### To be done
Everything from the first line down to the line containing "1.8, 1.8, 1.5, 1.2, 0.9, 0.6];" is to be retyped exactly, both ends included, with pictures left out.
━━━
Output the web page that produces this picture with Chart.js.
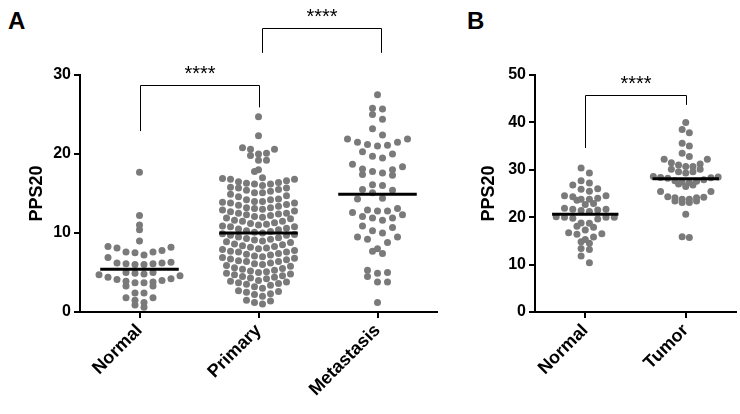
<!DOCTYPE html>
<html>
<head>
<meta charset="utf-8">
<script src="https://cdn.jsdelivr.net/npm/chart.js@4.4.0/dist/chart.umd.min.js"></script>
<style>
  html, body { margin: 0; padding: 0; background: #fff; }
  body { width: 740px; height: 414px; position: relative; overflow: hidden; font-family: "Liberation Sans", Arial, sans-serif; }
  .wrap { position: absolute; top: 0; }
  .panel-label { position: absolute; font-weight: bold; font-size: 24px; line-height: 24px; color: #000; }
</style>
</head>
<body>
<div class="panel-label" style="left:8px; top:9px;">A</div>
<div class="panel-label" style="left:467px; top:9px;">B</div>
<div class="wrap" style="left:0px;"><canvas id="chartA" width="450" height="414"></canvas></div>
<div class="wrap" style="left:450px;"><canvas id="chartB" width="290" height="414"></canvas></div>
<script>
// ---------------- DATA ----------------
const categoriesA = ['Normal', 'Primary', 'Metastasis'];
const categoriesB = ['Normal', 'Tumor'];
const yTicksA = [0, 10, 20, 30];
const yTicksB = [0, 10, 20, 30, 40, 50];

const normalA = [17.7, 12.2, 11.0, 10.4, 9.0,
  8.3, 8.2, 8.1,
  7.8, 7.6, 7.6, 7.5, 7.2,
  6.9, 6.3, 6.2, 6.1, 6.0, 6.0, 6.1, 6.2,
  5.0, 5.0, 4.9, 4.8,
  4.7, 4.6, 4.4, 4.2, 4.1, 4.0, 3.9, 3.8,
  3.7, 3.7, 3.3, 3.3, 2.4, 2.4,
  1.8, 1.8, 1.5, 1.2, 0.9, 0.6];

const primaryA = [24.7, 22.3,
  20.8, 20.6, 20.6, 20.1, 20.0,
  19.8, 19.2, 19.2,
  18.0, 17.8, 17.0,
  16.9, 16.8, 16.8, 16.6, 16.5, 16.4, 16.3, 16.2, 16.2, 16.0,
  15.8, 15.7, 15.7, 15.5, 15.4, 15.3, 15.1, 15.1,
  14.9, 14.7, 14.6, 14.3, 14.2, 14.2, 14.0, 14.0,
  13.9, 13.8, 13.8, 13.6, 13.5, 13.4, 13.2, 13.2, 13.1, 13.0,
  12.9, 12.8, 12.7, 12.5, 12.5, 12.4, 12.3, 12.2, 12.1, 12.0,
  11.9, 11.8, 11.6, 11.5, 11.5, 11.3, 11.2, 11.1, 11.0,
  10.9, 10.8, 10.8, 10.6, 10.5, 10.4, 10.3, 10.2, 10.1, 10.0,
  9.9, 9.8, 9.7, 9.7, 9.5, 9.4, 9.3, 9.2, 9.1, 9.0,
  8.9, 8.8, 8.6, 8.5, 8.4, 8.3, 8.2, 8.1, 8.0,
  7.9, 7.8, 7.7, 7.6, 7.6, 7.4, 7.3, 7.2, 7.1, 7.0,
  6.9, 6.8, 6.7, 6.6, 6.5, 6.4, 6.4, 6.2, 6.1, 6.0,
  5.9, 5.8, 5.6, 5.5, 5.4, 5.3, 5.2, 5.1, 5.0,
  4.9, 4.8, 4.7, 4.6, 4.5, 4.4, 4.3, 4.2, 4.0,
  3.9, 3.8, 3.7, 3.6, 3.5, 3.4, 3.2, 3.0,
  2.7, 2.6, 2.5, 2.3, 2.2, 2.0,
  1.5, 1.4, 1.2, 1.0];

const metastasisA = [27.5, 25.8, 25.7, 25.0, 24.4, 23.2, 22.4, 21.9, 21.5, 21.1, 21.0, 21.2, 21.5,
  21.9, 20.3, 20.0, 19.5, 19.7, 18.0, 17.6, 17.3, 18.4, 17.4, 17.8, 18.1, 18.7, 16.0, 16.1,
  15.5, 15.4, 15.1, 14.4, 14.3, 12.8, 12.6, 13.1, 12.9, 12.8, 11.9, 12.1, 11.6, 12.3, 11.9,
  10.3, 10.9, 10.7, 10.0, 9.5, 9.5, 9.2, 8.8, 7.7, 7.4, 8.0, 4.9, 5.3, 5.0, 3.8, 3.8, 4.5, 1.2];

const normalB = [30.4, 29.3, 27.7, 27.2, 26.8, 26.0, 25.5, 25.9, 24.5, 24.3, 23.8, 23.6, 22.9,
  23.8, 24.0, 24.5, 22.7, 21.7, 21.5, 21.4, 21.2, 21.7, 21.9, 20.1, 20.0, 19.8, 18.7, 18.1,
  18.8, 19.6, 20.0, 20.0, 17.3, 16.5, 15.8, 16.4, 16.7, 17.9, 15.3, 14.8, 13.4, 13.2, 14.5,
  11.8, 10.4];

const tumorB = [40.0, 38.5, 37.8, 35.0, 35.6, 33.5, 32.8, 32.2, 31.5, 32.2, 31.2, 30.7, 30.1,
  29.6, 29.3, 29.6, 30.1, 30.7, 31.0, 28.5, 28.3, 27.9, 27.6, 27.4, 27.7, 28.2, 28.4, 28.6,
  27.3, 27.0, 26.8, 26.5, 25.4, 25.4, 24.2, 24.1, 23.8, 23.4, 23.1, 23.1, 23.4, 23.8, 24.1,
  24.3, 20.6, 15.7, 15.9];

const meansA = [5.4, 10.0, 14.9];
const meansB = [20.6, 28.1];

// significance annotations (category indices and y-values in data units)
const bracketsA = [
  { from: 0, to: 1, top: 28.7, legFrom: 22.9, legTo: 25.9, label: '****' },
  { from: 1.03, to: 2.03, top: 35.9, legFrom: 32.8, legTo: 32.8, label: '****' }
];
const bracketsB = [
  { from: 0, to: 1, top: 45.8, legFrom: 34.6, legTo: 43.7, label: '****' }
];

// ---------------- STYLE ----------------
const FONT = '"Liberation Sans", Arial, Helvetica, sans-serif';
const DOT_COLOR = '#7a7a7a';
const DOT_R = 3.5;
const MEAN_HALF = 0.33;
// column-scatter layout per column: row height (data units) and dot spacing (px)
const spreadA = [{ bin: 1.2, step: 9.0 }, { bin: 1.0, step: 8.0 }, { bin: 1.6, step: 10.0 }];
const spreadB = [{ bin: 1.7, step: 8.3 }, { bin: 1.7, step: 7.2 }];

// Prism-like column scatter: values binned into rows, spread sideways from the centre
function swarm(values, center, spread, pxPerX) {
  const bins = new Map();
  values.forEach((v, i) => {
    const k = Math.floor(v / spread.bin + 1e-9);
    if (!bins.has(k)) bins.set(k, []);
    bins.get(k).push(i);
  });
  const out = new Array(values.length);
  bins.forEach(idx => {
    idx.sort((a, b) => values[a] - values[b]);
    const n = idx.length;
    idx.forEach((i, j) => {
      let slot;
      if (n % 2) slot = j === 0 ? 0 : (j % 2 ? (j + 1) / 2 : -j / 2);
      else slot = j % 2 ? -(Math.floor(j / 2) + 0.5) : (j / 2 + 0.5);
      out[i] = { x: center + slot * spread.step / pxPerX, y: values[i] };
    });
  });
  return out;
}

const bracketPlugin = {
  id: 'brackets',
  afterDraw(chart, args, opts) {
    const { ctx, scales: { x, y } } = chart;
    ctx.save();
    ctx.strokeStyle = '#000';
    ctx.lineWidth = 1;
    ctx.fillStyle = '#000';
    ctx.font = '20px ' + FONT;
    ctx.textAlign = 'center';
    ctx.textBaseline = 'alphabetic';
    (opts.items || []).forEach(b => {
      const x1 = Math.round(x.getPixelForValue(b.from)) + 0.5;
      const x2 = Math.round(x.getPixelForValue(b.to)) + 0.5;
      const yt = Math.round(y.getPixelForValue(b.top)) + 0.5;
      ctx.beginPath();
      ctx.moveTo(x1, y.getPixelForValue(b.legFrom));
      ctx.lineTo(x1, yt);
      ctx.lineTo(x2, yt);
      ctx.lineTo(x2, y.getPixelForValue(b.legTo));
      ctx.stroke();
      ctx.fillText(b.label, (x1 + x2) / 2, yt - 17 + 11.6);
    });
    ctx.restore();
  }
};

function makeChart(id, cats, groups, means, spreads, yMax, yTicks, brackets, pad, yWidth, titlePad) {
  const datasets = [];
  means.forEach((m, i) => {
    datasets.push({
      type: 'line', data: [{ x: i - MEAN_HALF, y: m }, { x: i + MEAN_HALF, y: m }],
      borderColor: '#000', borderWidth: 3, pointRadius: 0, order: 0, borderCapStyle: 'butt'
    });
  });
  groups.forEach((vals, i) => {
    datasets.push({
      type: 'scatter', data: vals.map(v => ({ x: i, y: v })),
      backgroundColor: DOT_COLOR, borderWidth: 0, pointRadius: DOT_R, order: 1
    });
  });
  const chart = new Chart(document.getElementById(id), {
    type: 'scatter',
    data: { datasets },
    plugins: [bracketPlugin],
    options: {
      responsive: false, animation: false, devicePixelRatio: 1,
      layout: { padding: pad },
      plugins: { legend: { display: false }, tooltip: { enabled: false }, brackets: { items: brackets } },
      scales: {
        x: {
          type: 'linear', min: -0.5, max: cats.length - 0.5,
          afterBuildTicks: s => { s.ticks = cats.map((_, i) => ({ value: i })); },
          afterFit: s => { s.height = 102; },
          ticks: {
            callback: v => cats[v], autoSkip: false, minRotation: 45, maxRotation: 45,
            color: '#000', font: { family: FONT, size: 18, weight: 'bold' }, padding: 2
          },
          grid: { display: true, drawOnChartArea: false, drawTicks: true, tickLength: 6, color: '#000', lineWidth: 2 },
          border: { display: true, color: '#000', width: 2 }
        },
        y: {
          type: 'linear', min: 0, max: yMax,
          afterBuildTicks: s => { s.ticks = yTicks.map(v => ({ value: v })); },
          afterFit: s => { s.width = yWidth; },
          ticks: { color: '#000', font: { family: FONT, size: 16, weight: 'bold' }, padding: 3 },
          title: { display: true, text: 'PPS20', color: '#000', font: { family: FONT, size: 18, weight: 'bold' }, padding: { top: titlePad, bottom: 0 } },
          grid: { display: true, drawOnChartArea: false, drawTicks: true, tickLength: 6, color: '#000', lineWidth: 2 },
          border: { display: true, color: '#000', width: 2 }
        }
      }
    }
  });
  const xs = chart.scales.x;
  const pxPerX = xs.getPixelForValue(1) - xs.getPixelForValue(0);
  groups.forEach((vals, i) => {
    chart.data.datasets[means.length + i].data = swarm(vals, i, spreads[i], pxPerX);
  });
  chart.update('none');
  return chart;
}

makeChart('chartA', categoriesA, [normalA, primaryA, metastasisA], meansA, spreadA, 30, yTicksA, bracketsA,
  { left: 0, right: 13, top: 75, bottom: 0 }, 80, 26);
makeChart('chartB', categoriesB, [normalB, tumorB], meansB, spreadB, 50, yTicksB, bracketsB,
  { left: 0, right: 4, top: 75, bottom: 0 }, 85, 28);
</script>
</body>
</html>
━━━
### Worked answer
Output the web page that produces this picture with Chart.js.
<!DOCTYPE html>
<html>
<head>
<meta charset="utf-8">
<script src="https://cdn.jsdelivr.net/npm/chart.js@4.4.0/dist/chart.umd.min.js"></script>
<style>
  html, body { margin: 0; padding: 0; background: #fff; }
  body { width: 740px; height: 414px; position: relative; overflow: hidden; font-family: "Liberation Sans", Arial, sans-serif; }
  .wrap { position: absolute; top: 0; }
  .panel-label { position: absolute; font-weight: bold; font-size: 24px; line-height: 24px; color: #000; }
</style>
</head>
<body>
<div class="panel-label" style="left:8px; top:9px;">A</div>
<div class="panel-label" style="left:467px; top:9px;">B</div>
<div class="wrap" style="left:0px;"><canvas id="chartA" width="450" height="414"></canvas></div>
<div class="wrap" style="left:450px;"><canvas id="chartB" width="290" height="414"></canvas></div>
<script>
// ---------------- DATA ----------------
const categoriesA = ['Normal', 'Primary', 'Metastasis'];
const categoriesB = ['Normal', 'Tumor'];
const yTicksA = [0, 10, 20, 30];
const yTicksB = [0, 10, 20, 30, 40, 50];

const normalA = [17.7, 12.2, 11.0, 10.4, 9.0,
  8.3, 8.2, 8.1,
  7.8, 7.6, 7.6, 7.5, 7.2,
  6.9, 6.3, 6.2, 6.1, 6.0, 6.0, 6.1, 6.2,
  5.0, 5.0, 4.9, 4.8,
  4.7, 4.6, 4.4, 4.2, 4.1, 4.0, 3.9, 3.8,
  3.7, 3.7, 3.3, 3.3, 2.4, 2.4,
  1.8, 1.8, 1.5, 1.2, 0.9, 0.6];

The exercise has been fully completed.